> [Stated task]: Quote the data exactly, first line to the line containing "minflow_q = [33.5, 16.5]", with no pictures.

> [Recorded information]:

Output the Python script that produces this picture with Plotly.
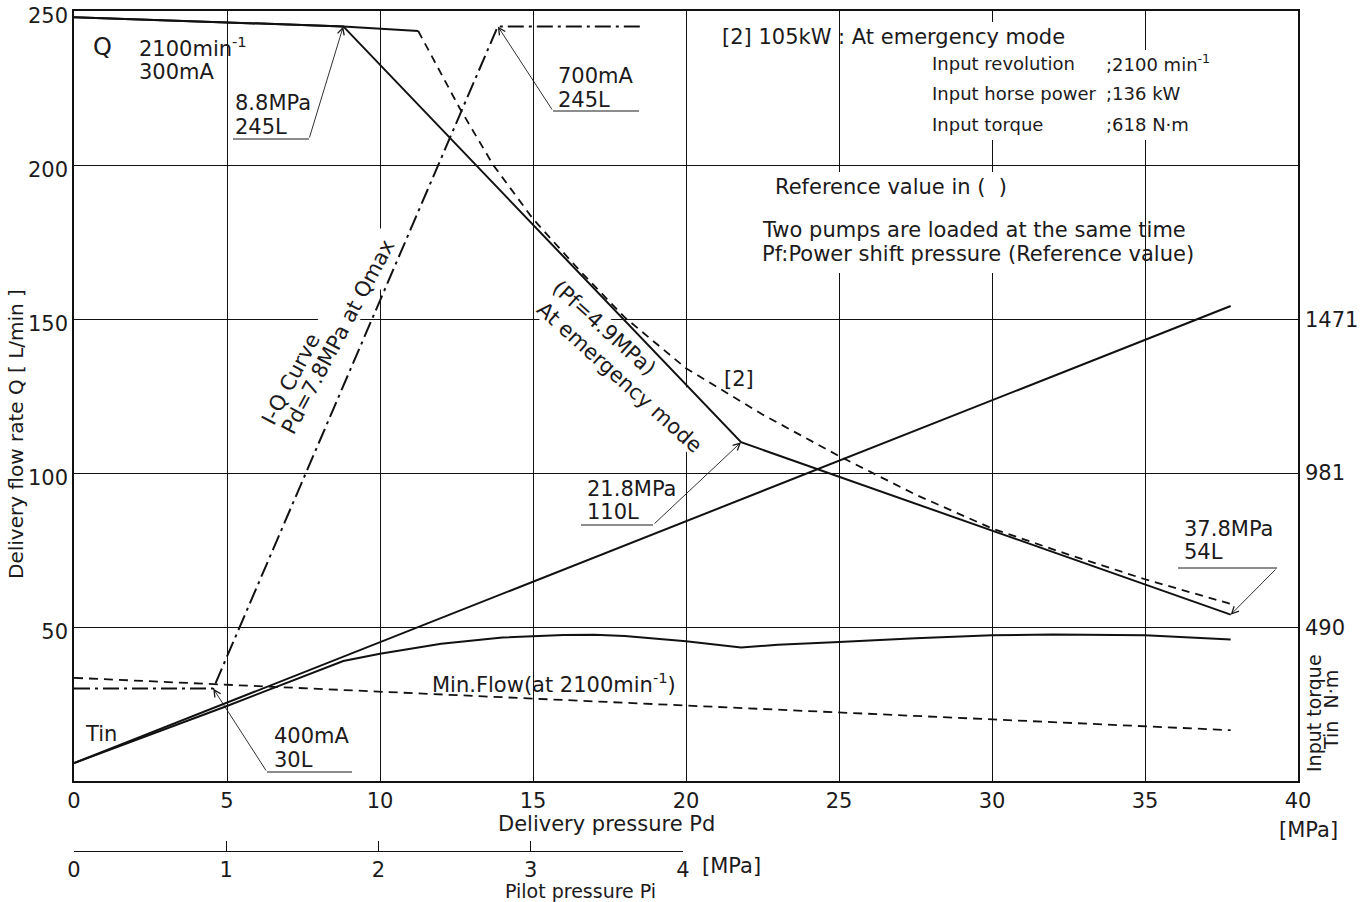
import math
import plotly.graph_objects as go

# ---------------- data ----------------
pd_ticks = [0, 5, 10, 15, 20, 25, 30, 35, 40]      # delivery pressure Pd [MPa]
q_ticks = [50, 100, 150, 200, 250]                  # delivery flow rate Q [L/min]
tin_ticks = [490, 981, 1471]                        # input torque Tin [N·m]
pilot_ticks = [0, 1, 2, 3, 4]                       # pilot pressure Pi [MPa]

# P-Q at emergency mode (Pf = 4.9 MPa)
emerg_pd = [0, 8.8, 21.8, 37.8]
emerg_q = [248, 245, 110, 54]

# [2] 105 kW curve
kw105_pd = [0, 8.8, 11.25, 12.6, 13.7, 15.0, 16.5, 18.0, 20.0, 22.5, 25.0, 27.5, 30.0, 32.5, 35.0, 37.8]
kw105_q = [248, 245, 243.5, 218.5, 200, 182.5, 166, 150.5, 134, 119, 105.5, 93, 82, 73.5, 65.5, 57.5]

# I-Q curve (Pd = 7.8 MPa at Qmax), 400 mA -> 30 L, 700 mA -> 245 L
iq_pd = [0, 4.55, 13.85, 18.55]
iq_q = [30, 30, 245, 245]

# minimum flow at 2100 min-1
minflow_pd = [0, 37.8]
minflow_q = [33.5, 16.5]

# input torque Tin [N·m]
tin_full_pd = [0, 37.8]
tin_full = [57, 1513]
tin_pd = [0, 5, 8.8, 10, 12, 14, 16, 17, 18, 20, 21.8, 23, 25, 27.5, 30, 32, 35, 37.8]
tin = [57, 239, 382, 405, 437, 457, 465, 466, 462, 445, 425, 434, 443, 455, 464, 467, 464, 451]

# ---------------- geometry ----------------
W, H = 1364, 902
ML, MR, MT, MB = 74, 66, 11, 51
PLOT_BOTTOM = 781
PD_MAX, Q_MAX = 40, 250
NM_PER_LPM = 9.81          # torque scale on the right per unit of the flow scale

plot_w = W - ML - MR
paper_h = H - MT - MB
plot_h = PLOT_BOTTOM - MT
y_dom0 = (H - MB - PLOT_BOTTOM) / paper_h


def px_x(px):
    return (px - ML) / plot_w * PD_MAX


def px_y(py):
    return (PLOT_BOTTOM - py) / plot_h * Q_MAX


def paper_x(px):
    return (px - ML) / plot_w


def paper_y(py):
    return (H - MB - py) / paper_h


INK = "#1c1a1b"
FONT = "DejaVu Sans"

annotations = []
shapes = []


def label(px, py, text, size=21, anchor="left", **kw):
    annotations.append(dict(
        x=px_x(px), y=px_y(py), xref="x", yref="y", text=text, showarrow=False,
        xanchor=anchor, yanchor="middle", font=dict(family=FONT, size=size, color=INK), **kw))


def paper_label(px, py, text, size=21, anchor="center", angle=0):
    annotations.append(dict(
        x=paper_x(px), y=paper_y(py), xref="paper", yref="paper", text=text,
        showarrow=False, xanchor=anchor, yanchor="middle", textangle=angle,
        font=dict(family=FONT, size=size, color=INK)))


def callout(lines, left, centers, ul_x0, ul_x1, ul_y, elbow_x, target):
    for t, cy in zip(lines, centers):
        label(left, cy, t)
    shapes.append(dict(type="line", xref="x", yref="y", x0=px_x(ul_x0), x1=px_x(ul_x1),
                       y0=px_y(ul_y), y1=px_y(ul_y), line=dict(color=INK, width=1)))
    annotations.append(dict(
        x=target[0], y=target[1], ax=px_x(elbow_x), ay=px_y(ul_y), xref="x", yref="y",
        axref="x", ayref="y", text="", showarrow=True, arrowhead=5, arrowsize=1.5,
        arrowwidth=0.9, arrowcolor=INK, standoff=0))


def rect_plate(x0, x1, y0, y1):
    # white plate behind text, above the grid but beneath the curves
    shapes.append(dict(type="rect", xref="x", yref="y", x0=px_x(x0), x1=px_x(x1),
                       y0=px_y(y1), y1=px_y(y0), fillcolor="white", line=dict(width=0),
                       layer="between"))


def rotated_plate(cx, cy, length, thick, angle_deg):
    a = math.radians(angle_deg)
    ux, uy = math.cos(a), math.sin(a)
    vx, vy = -uy, ux
    pts = []
    for s, t in ((-1, -1), (1, -1), (1, 1), (-1, 1)):
        px = cx + s * length / 2 * ux + t * thick / 2 * vx
        py = cy + s * length / 2 * uy + t * thick / 2 * vy
        pts.append((px_x(px), px_y(py)))
    path = "M " + " L ".join(f"{x:.4f},{y:.4f}" for x, y in pts) + " Z"
    shapes.append(dict(type="path", path=path, xref="x", yref="y", fillcolor="white",
                       line=dict(width=0), layer="between"))


# ---------------- traces ----------------
fig = go.Figure()
black = "#111111"

fig.add_trace(go.Scatter(x=emerg_pd, y=emerg_q, mode="lines",
                         line=dict(color=black, width=2)))
fig.add_trace(go.Scatter(x=kw105_pd[:3], y=kw105_q[:3], mode="lines",
                         line=dict(color=black, width=2)))
fig.add_trace(go.Scatter(x=kw105_pd[2:], y=kw105_q[2:], mode="lines",
                         line=dict(color=black, width=1.8, dash="8px,6px")))
fig.add_trace(go.Scatter(x=iq_pd, y=iq_q, mode="lines",
                         line=dict(color=black, width=2, dash="16px,5px,3px,5px")))
fig.add_trace(go.Scatter(x=minflow_pd, y=minflow_q, mode="lines",
                         line=dict(color=black, width=1.8, dash="9px,6px")))
fig.add_trace(go.Scatter(x=tin_full_pd, y=tin_full, mode="lines", yaxis="y2",
                         line=dict(color=black, width=2)))
fig.add_trace(go.Scatter(x=tin_pd, y=tin, mode="lines", yaxis="y2",
                         line=dict(color=black, width=2)))
# carrier for the pilot-pressure scale (on a hidden y axis so no extra grid is drawn)
fig.add_trace(go.Scatter(x=pilot_ticks, y=[None] * len(pilot_ticks), mode="lines",
                         xaxis="x2", yaxis="y3", hoverinfo="skip"))

# ---------------- texts ----------------
label(91, 47, "Q", size=24)
label(137, 47, "2100min<sup>-1</sup>")
label(137, 72, "300mA")

callout(["8.8MPa", "245L"], 233, [103, 127], 233, 309, 139, 309, (emerg_pd[1], emerg_q[1]))
callout(["700mA", "245L"], 556, [76, 100], 553, 639, 111, 553, (iq_pd[2], iq_q[2]))
callout(["21.8MPa", "110L"], 585, [489, 512], 581, 653, 525, 653, (emerg_pd[2], emerg_q[2]))
callout(["37.8MPa", "54L"], 1182, [529, 552], 1178, 1277, 568, 1277, (emerg_pd[3], emerg_q[3]))
callout(["400mA", "30L"], 272, [736, 760], 267, 352, 772, 267, (iq_pd[1], iq_q[1]))

label(720, 37, "[2] 105kW : At emergency mode")
rect_plate(848, 1062, 22, 52)
rect_plate(925, 1220, 50, 140)
for py, name, val in ((63, "Input revolution", ";2100 min<sup>-1</sup>"),
                      (93, "Input horse power", ";136 kW"),
                      (124, "Input torque", ";618 N·m")):
    label(930, py, name, size=18)
    label(1104, py, val, size=18)

rect_plate(770, 1010, 172, 273)
label(773, 187, "Reference value in ( \u00a0)")
label(760, 230, "Two pumps are loaded at the same time")
label(760, 254, "Pf:Power shift pressure (Reference value)")

label(739, 379, "[2]", anchor="center")
label(430, 683, "Min.Flow(at 2100min<sup>-1</sup>)")
label(83, 734, "Tin")

rotated_plate(328, 336, 237, 35, -56)
label(291, 379, "I-Q Curve", anchor="center", textangle=-62)
label(338, 337, "Pd=7.8MPa at Qmax", anchor="center", textangle=-62)

rotated_plate(628, 367, 210, 48, 42)
label(604, 328, "(Pf=4.9MPa)", anchor="center", textangle=42)
label(619, 377, "At emergency mode", anchor="center", textangle=42)

paper_label(16, 434, "Delivery flow rate Q [ L/min ]", size=20, angle=-90)
paper_label(1314, 713, "Input torque", size=19, angle=-90)
paper_label(1331, 710, "Tin \u00a0N·m", size=19, angle=-90)
paper_label(606, 824, "Delivery pressure Pd")
paper_label(1308, 830, "[MPa]")
paper_label(700, 866, "[MPa]", anchor="left")
paper_label(580, 891, "Pilot pressure Pi", size=19)

# ---------------- layout ----------------
tick_font = dict(family=FONT, size=21, color=INK)
fig.update_layout(
    width=W, height=H, template="none", showlegend=False,
    paper_bgcolor="white", plot_bgcolor="rgba(0,0,0,0)",
    margin=dict(l=ML, r=MR, t=MT, b=MB, pad=0),
    font=dict(family=FONT, color=INK),
    xaxis=dict(range=[0, PD_MAX], tickvals=pd_ticks, ticks="", showgrid=True,
               gridcolor=black, gridwidth=1.3, zeroline=False, showline=True,
               mirror=True, linecolor=black, linewidth=1.6, tickfont=tick_font,
               ticklabelstandoff=0, ticklabeloverflow="allow"),
    yaxis=dict(range=[0, Q_MAX], domain=[y_dom0, 1], tickvals=q_ticks, ticks="",
               showgrid=True, gridcolor=black, gridwidth=1.3, zeroline=False,
               showline=True, mirror=True, linecolor=black, linewidth=1.6,
               tickfont=tick_font, ticklabelstandoff=0, ticklabelshift=5,
               ticklabeloverflow="allow"),
    yaxis2=dict(range=[0, Q_MAX * NM_PER_LPM], overlaying="y", side="right",
                tickvals=tin_ticks, ticks="", showgrid=False, zeroline=False,
                showline=False, tickfont=tick_font, ticklabelstandoff=6,
                ticklabeloverflow="allow"),
    yaxis3=dict(range=[0, 1], overlaying="y", visible=False, showgrid=False),
    xaxis2=dict(range=[0, pilot_ticks[-1]], domain=[0, paper_x(683)], anchor="free",
                position=0, tickvals=pilot_ticks, ticks="inside", ticklen=10,
                tickcolor=black, tickwidth=1.3, showline=True, linecolor=black,
                linewidth=1.3, showgrid=False, zeroline=False, tickfont=tick_font,
                ticklabeloverflow="allow"),
    annotations=annotations,
    shapes=shapes,
)

fig.write_html("out.html")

> [Solution to this task]:
Output the Python script that produces this picture with Plotly.
import math
import plotly.graph_objects as go

# ---------------- data ----------------
pd_ticks = [0, 5, 10, 15, 20, 25, 30, 35, 40]      # delivery pressure Pd [MPa]
q_ticks = [50, 100, 150, 200, 250]                  # delivery flow rate Q [L/min]
tin_ticks = [490, 981, 1471]                        # input torque Tin [N·m]
pilot_ticks = [0, 1, 2, 3, 4]                       # pilot pressure Pi [MPa]

# P-Q at emergency mode (Pf = 4.9 MPa)
emerg_pd = [0, 8.8, 21.8, 37.8]
emerg_q = [248, 245, 110, 54]

# [2] 105 kW curve
kw105_pd = [0, 8.8, 11.25, 12.6, 13.7, 15.0, 16.5, 18.0, 20.0, 22.5, 25.0, 27.5, 30.0, 32.5, 35.0, 37.8]
kw105_q = [248, 245, 243.5, 218.5, 200, 182.5, 166, 150.5, 134, 119, 105.5, 93, 82, 73.5, 65.5, 57.5]

# I-Q curve (Pd = 7.8 MPa at Qmax), 400 mA -> 30 L, 700 mA -> 245 L
iq_pd = [0, 4.55, 13.85, 18.55]
iq_q = [30, 30, 245, 245]

# minimum flow at 2100 min-1
minflow_pd = [0, 37.8]
minflow_q = [33.5, 16.5]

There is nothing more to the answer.